*INFORMATION SHOWN:*
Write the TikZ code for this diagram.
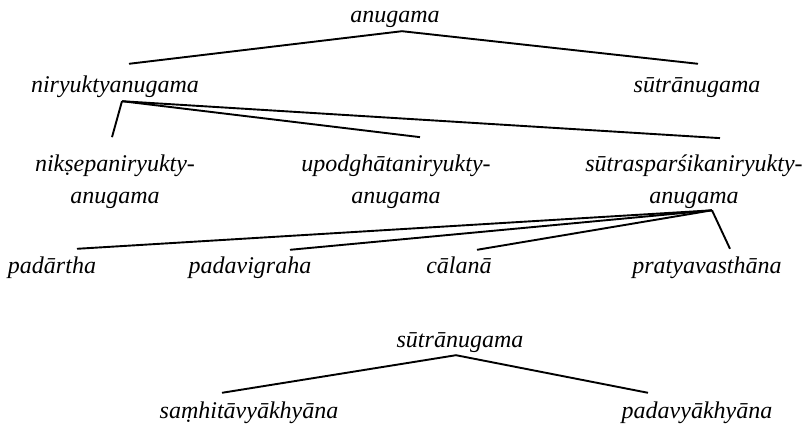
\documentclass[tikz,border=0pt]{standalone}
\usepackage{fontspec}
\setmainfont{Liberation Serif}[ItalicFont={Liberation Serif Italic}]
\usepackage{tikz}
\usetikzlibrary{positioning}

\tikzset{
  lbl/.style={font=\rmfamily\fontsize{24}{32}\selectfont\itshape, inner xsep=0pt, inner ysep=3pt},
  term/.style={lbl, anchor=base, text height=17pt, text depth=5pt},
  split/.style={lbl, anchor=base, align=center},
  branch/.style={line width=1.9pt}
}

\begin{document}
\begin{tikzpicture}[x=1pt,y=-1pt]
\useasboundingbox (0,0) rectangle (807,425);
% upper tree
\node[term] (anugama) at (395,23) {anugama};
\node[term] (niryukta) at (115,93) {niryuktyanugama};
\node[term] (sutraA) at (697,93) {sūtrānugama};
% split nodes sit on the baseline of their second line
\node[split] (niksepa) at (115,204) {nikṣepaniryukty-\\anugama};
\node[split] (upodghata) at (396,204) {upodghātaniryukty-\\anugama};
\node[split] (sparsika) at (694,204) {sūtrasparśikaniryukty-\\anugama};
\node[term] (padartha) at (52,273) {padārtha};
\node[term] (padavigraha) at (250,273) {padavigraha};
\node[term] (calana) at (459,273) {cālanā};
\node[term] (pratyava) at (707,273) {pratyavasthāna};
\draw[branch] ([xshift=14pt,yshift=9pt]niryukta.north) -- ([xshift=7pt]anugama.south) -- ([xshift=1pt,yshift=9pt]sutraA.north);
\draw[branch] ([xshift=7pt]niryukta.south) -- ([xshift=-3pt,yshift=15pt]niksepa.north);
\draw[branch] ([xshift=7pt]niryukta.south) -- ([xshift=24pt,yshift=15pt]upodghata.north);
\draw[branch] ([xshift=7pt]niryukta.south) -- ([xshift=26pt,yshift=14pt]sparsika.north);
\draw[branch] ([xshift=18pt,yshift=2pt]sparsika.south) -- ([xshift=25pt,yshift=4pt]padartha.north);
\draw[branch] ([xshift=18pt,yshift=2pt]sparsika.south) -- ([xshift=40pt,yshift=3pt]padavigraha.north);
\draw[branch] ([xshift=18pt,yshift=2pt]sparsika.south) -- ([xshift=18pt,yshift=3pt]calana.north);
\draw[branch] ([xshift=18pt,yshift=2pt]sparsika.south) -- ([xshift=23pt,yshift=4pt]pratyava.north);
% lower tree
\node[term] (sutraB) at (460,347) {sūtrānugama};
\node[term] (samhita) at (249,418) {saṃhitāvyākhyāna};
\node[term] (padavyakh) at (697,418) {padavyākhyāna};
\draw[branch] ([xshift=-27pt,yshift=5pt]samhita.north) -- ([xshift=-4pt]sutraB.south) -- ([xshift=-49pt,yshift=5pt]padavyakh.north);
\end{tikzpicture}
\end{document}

*GIVEN INSTRUCTION:* Copy the listing over exactly, skipping the pictures it holds.

*THE ANSWER:*
Write the TikZ code for this diagram.
\documentclass[tikz,border=0pt]{standalone}
\usepackage{fontspec}
\setmainfont{Liberation Serif}[ItalicFont={Liberation Serif Italic}]
\usepackage{tikz}
\usetikzlibrary{positioning}

\tikzset{
  lbl/.style={font=\rmfamily\fontsize{24}{32}\selectfont\itshape, inner xsep=0pt, inner ysep=3pt},
  term/.style={lbl, anchor=base, text height=17pt, text depth=5pt},
  split/.style={lbl, anchor=base, align=center},
  branch/.style={line width=1.9pt}
}

\begin{document}
\begin{tikzpicture}[x=1pt,y=-1pt]
\useasboundingbox (0,0) rectangle (807,425);
% upper tree
\node[term] (anugama) at (395,23) {anugama};
\node[term] (niryukta) at (115,93) {niryuktyanugama};
\node[term] (sutraA) at (697,93) {sūtrānugama};
% split nodes sit on the baseline of their second line
\node[split] (niksepa) at (115,204) {nikṣepaniryukty-\\anugama};
\node[split] (upodghata) at (396,204) {upodghātaniryukty-\\anugama};
\node[split] (sparsika) at (694,204) {sūtrasparśikaniryukty-\\anugama};
\node[term] (padartha) at (52,273) {padārtha};
\node[term] (padavigraha) at (250,273) {padavigraha};
\node[term] (calana) at (459,273) {cālanā};
\node[term] (pratyava) at (707,273) {pratyavasthāna};
\draw[branch] ([xshift=14pt,yshift=9pt]niryukta.north) -- ([xshift=7pt]anugama.south) -- ([xshift=1pt,yshift=9pt]sutraA.north);
\draw[branch] ([xshift=7pt]niryukta.south) -- ([xshift=-3pt,yshift=15pt]niksepa.north);
\draw[branch] ([xshift=7pt]niryukta.south) -- ([xshift=24pt,yshift=15pt]upodghata.north);
\draw[branch] ([xshift=7pt]niryukta.south) -- ([xshift=26pt,yshift=14pt]sparsika.north);
\draw[branch] ([xshift=18pt,yshift=2pt]sparsika.south) -- ([xshift=25pt,yshift=4pt]padartha.north);
\draw[branch] ([xshift=18pt,yshift=2pt]sparsika.south) -- ([xshift=40pt,yshift=3pt]padavigraha.north);
\draw[branch] ([xshift=18pt,yshift=2pt]sparsika.south) -- ([xshift=18pt,yshift=3pt]calana.north);
\draw[branch] ([xshift=18pt,yshift=2pt]sparsika.south) -- ([xshift=23pt,yshift=4pt]pratyava.north);
% lower tree
\node[term] (sutraB) at (460,347) {sūtrānugama};
\node[term] (samhita) at (249,418) {saṃhitāvyākhyāna};
\node[term] (padavyakh) at (697,418) {padavyākhyāna};
\draw[branch] ([xshift=-27pt,yshift=5pt]samhita.north) -- ([xshift=-4pt]sutraB.south) -- ([xshift=-49pt,yshift=5pt]padavyakh.north);
\end{tikzpicture}
\end{document}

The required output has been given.